Beginning with his enlistment at 18 in 1975, this memoir chronicles his experiences in the post-Vietnam Army as a young paratrooper, as a West Point cadet, and as a combatant in the many military conflicts which followed. Hooker served in the invasion of Grenada, in the earliest days of the Somalia intervention, as one of the first American responders to the Rwandan genocide, with the first American units to enter both Bosnia and Kosovo, in peace-keeping operations in the Sinai desert, in the Pentagon on 9/11, and again in combat in Iraq and Afghanistan. Rising from private to colonel, he commanded a paratroop company, battalion and brigade and served in the continental US, Latin America, Europe, the Middle East, Africa and Southwest Asia. When not serving with troops, he taught at West Point and served in several high-level Pentagon assignments and in the White House in the administrations of George H. W. Bush, Bill Clinton, George W. Bush and Donald Trump.

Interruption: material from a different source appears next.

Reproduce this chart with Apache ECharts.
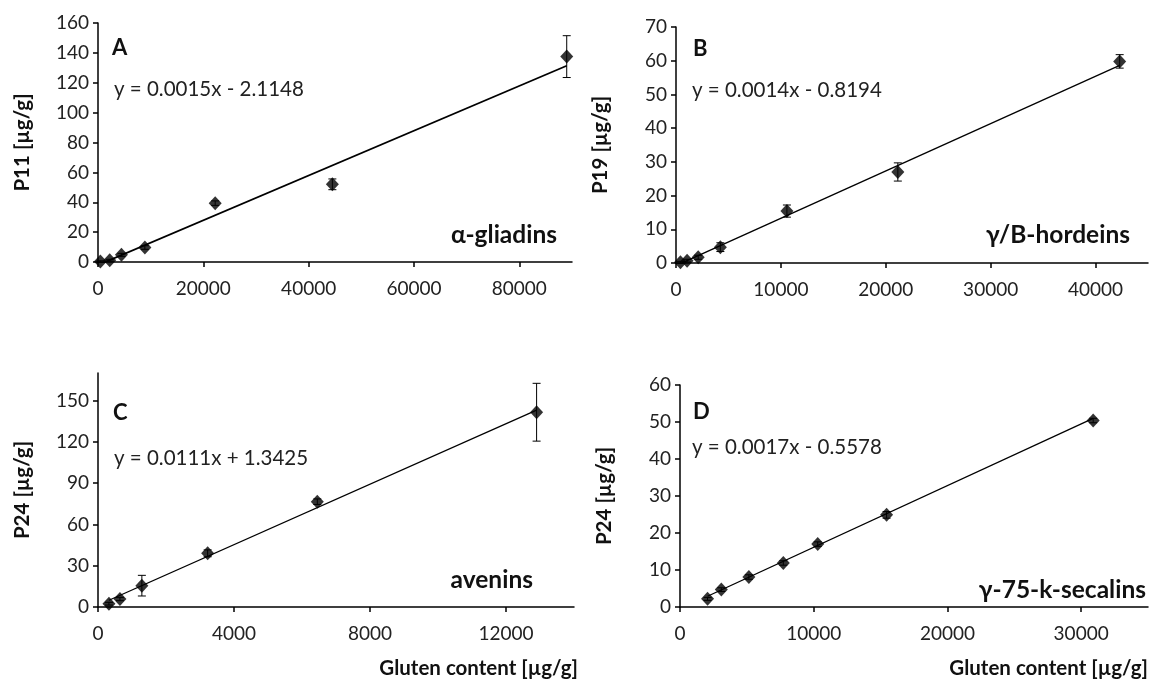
<!DOCTYPE html>
<html>
<head>
<meta charset="utf-8">
<script src="https://cdn.jsdelivr.net/npm/echarts@6/dist/echarts.min.js"></script>
<style>
  html, body { margin: 0; padding: 0; background: #fff; }
  #chart { width: 1150px; height: 681px; }
</style>
</head>
<body>
<div id="chart"></div>
<script>
  // panel A - alpha-gliadins
  const xA = [450, 2225, 4450, 8900, 22250, 44500, 89000];
  const yA = [0.3, 1.2, 4.8, 9.7, 39.4, 52.0, 137.5];
  const errA = [0.5, 0.6, 1.0, 1.2, 1.5, 3.6, 14];
  const trendA = [[450, -1.4], [89000, 131.4]];
  const ticksAx = [0, 20000, 40000, 60000, 80000];
  const ticksAy = [0, 20, 40, 60, 80, 100, 120, 140, 160];

  // panel B - gamma/B-hordeins
  const xB = [423, 1058, 2115, 4230, 10575, 21150, 42300];
  const yB = [0.2, 0.7, 1.7, 4.7, 15.4, 27.0, 59.8];
  const errB = [0.3, 0.4, 0.6, 1.3, 1.8, 2.7, 2.0];
  const trendB = [[423, -0.2], [42300, 58.6]];
  const ticksBx = [0, 10000, 20000, 30000, 40000];
  const ticksBy = [0, 10, 20, 30, 40, 50, 60, 70];

  // panel C - avenins
  const xC = [322, 645, 1290, 3225, 6450, 12900];
  const yC = [2.4, 5.8, 15.5, 39.0, 76.5, 141.5];
  const errC = [1.0, 1.2, 7.5, 2.5, 2.0, 21];
  const trendC = [[322, 4.9], [12900, 143]];
  const ticksCx = [0, 4000, 8000, 12000];
  const ticksCy = [0, 30, 60, 90, 120, 150];

  // panel D - gamma-75-k-secalins
  const xD = [2060, 3090, 5150, 7725, 10300, 15450, 30900];
  const yD = [2.2, 4.7, 8.1, 11.9, 17.0, 24.9, 50.4];
  const errD = [0.4, 0.5, 0.6, 0.6, 0.6, 0.9, 0.6];
  const trendD = [[2060, 2.9], [30900, 51.0]];
  const ticksDx = [0, 10000, 20000, 30000];
  const ticksDy = [0, 10, 20, 30, 40, 50, 60];

  const FONT = 'Lato, "Open Sans", sans-serif';

  const chart = echarts.init(document.getElementById('chart'));

  function xAxisOf(idx, max, ticks) {
    return {
      type: 'value', gridIndex: idx, min: 0, max: max,
      splitLine: { show: false },
      axisLine: { lineStyle: { color: '#000', width: 1.5 } },
      axisTick: { show: true, inside: false, length: 5, lineStyle: { color: '#000', width: 1.5 }, customValues: ticks },
      axisLabel: {
        color: '#222', fontSize: 19, fontFamily: FONT, margin: 17, customValues: ticks,
        formatter: (v) => String(v),
      },
    };
  }
  function yAxisOf(idx, max, ticks, name) {
    return {
      type: 'value', gridIndex: idx, min: 0, max: max,
      name: name, nameLocation: 'middle', nameGap: 65,
      nameTextStyle: { color: '#111', fontSize: 20.5, fontWeight: 'bold', fontFamily: FONT },
      splitLine: { show: false },
      axisLine: { show: true, lineStyle: { color: '#000', width: 1.5 } },
      axisTick: { show: true, inside: false, length: 5, lineStyle: { color: '#000', width: 1.5 }, customValues: ticks },
      axisLabel: { color: '#222', fontSize: 19, fontFamily: FONT, margin: 9, customValues: ticks },
    };
  }

  function errRender(params, api) {
    const x = api.value(0);
    const lo = api.coord([x, api.value(1)]);
    const hi = api.coord([x, api.value(2)]);
    const w = 4;
    const style = { stroke: '#000', lineWidth: 1 };
    return {
      type: 'group',
      children: [
        { type: 'line', shape: { x1: lo[0], y1: lo[1], x2: hi[0], y2: hi[1] }, style: style },
        { type: 'line', shape: { x1: hi[0] - w, y1: hi[1], x2: hi[0] + w, y2: hi[1] }, style: style },
        { type: 'line', shape: { x1: lo[0] - w, y1: lo[1], x2: lo[0] + w, y2: lo[1] }, style: style },
      ],
    };
  }

  function panelSeries(idx, xs, ys, errs, trend) {
    return [
      {
        type: 'line', xAxisIndex: idx, yAxisIndex: idx, data: trend,
        showSymbol: false, silent: true, z: 1,
        lineStyle: { color: '#000', width: idx === 0 ? 1.8 : 1.3 },
      },
      {
        type: 'custom', xAxisIndex: idx, yAxisIndex: idx, z: 2,
        data: xs.map((x, i) => [x, ys[i] - errs[i], ys[i] + errs[i]]),
        renderItem: errRender,
      },
      {
        type: 'scatter', xAxisIndex: idx, yAxisIndex: idx, z: 3,
        data: xs.map((x, i) => [x, ys[i]]),
        symbol: 'diamond', symbolSize: [13, 14],
        itemStyle: { color: '#000' },
      },
    ];
  }

  function label(x, y, text, kind, align) {
    const sizes = { panel: 22, eq: 20.5, name: 24.5, axis: 20.5 };
    return {
      type: 'text', x: x, y: y,
      style: {
        text: text, fontSize: sizes[kind], fontFamily: FONT,
        fontWeight: kind === 'eq' ? 'normal' : 'bold',
        fill: kind === 'eq' ? '#222' : '#111',
        align: align || 'left', verticalAlign: 'middle',
      },
    };
  }

  const option = {
    animation: false,
    grid: [
      { left: 98, top: 23, width: 474, height: 239 },
      { left: 676, top: 27, width: 472, height: 236 },
      { left: 98, top: 373, width: 476, height: 234 },
      { left: 680, top: 385, width: 468, height: 222 },
    ],
    xAxis: [
      xAxisOf(0, 90000, ticksAx),
      xAxisOf(1, 45000, ticksBx),
      xAxisOf(2, 14000, ticksCx),
      xAxisOf(3, 35000, ticksDx),
    ],
    yAxis: [
      yAxisOf(0, 160, ticksAy, 'P11 [µg/g]'),
      yAxisOf(1, 70, ticksBy, 'P19 [µg/g]'),
      yAxisOf(2, 170, ticksCy, 'P24 [µg/g]'),
      yAxisOf(3, 60, ticksDy, 'P24 [µg/g]'),
    ],
    series: [].concat(
      panelSeries(0, xA, yA, errA, trendA),
      panelSeries(1, xB, yB, errB, trendB),
      panelSeries(2, xC, yC, errC, trendC),
      panelSeries(3, xD, yD, errD, trendD)
    ),
    graphic: [
      label(112, 48, 'A', 'panel'),
      label(114, 89, 'y = 0.0015x - 2.1148', 'eq'),
      label(557, 235, 'α-gliadins', 'name', 'right'),

      label(693, 49, 'B', 'panel'),
      label(692, 90, 'y = 0.0014x - 0.8194', 'eq'),
      label(1130, 235, 'γ/B-hordeins', 'name', 'right'),

      label(113, 413, 'C', 'panel'),
      label(114, 458, 'y = 0.0111x + 1.3425', 'eq'),
      label(533, 580, 'avenins', 'name', 'right'),
      label(578, 668, 'Gluten content [µg/g]', 'axis', 'right'),

      label(693, 412, 'D', 'panel'),
      label(692, 447, 'y = 0.0017x - 0.5578', 'eq'),
      label(1146, 590, 'γ-75-k-secalins', 'name', 'right'),
      label(1148, 668, 'Gluten content [µg/g]', 'axis', 'right'),
    ],
  };

  chart.setOption(option);
</script>
</body>
</html>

As a gritty and accomplished combat soldier and leader of vast experience, the author's writing conveys a first-person, hands-on appreciation of the American soldier and of close combat, around the globe and through five different conflicts, in all its demanding, heroic, and often tragic dimensions. Few if any memoirs of this genre can match the narrative arc shown here. In addition, the author describes each of these campaigns from a strategic and policy perspective informed by his White House and Pentagon experiences as well as years of academic training. The juxtaposition of these contrasting perspectives is both compelling and unique.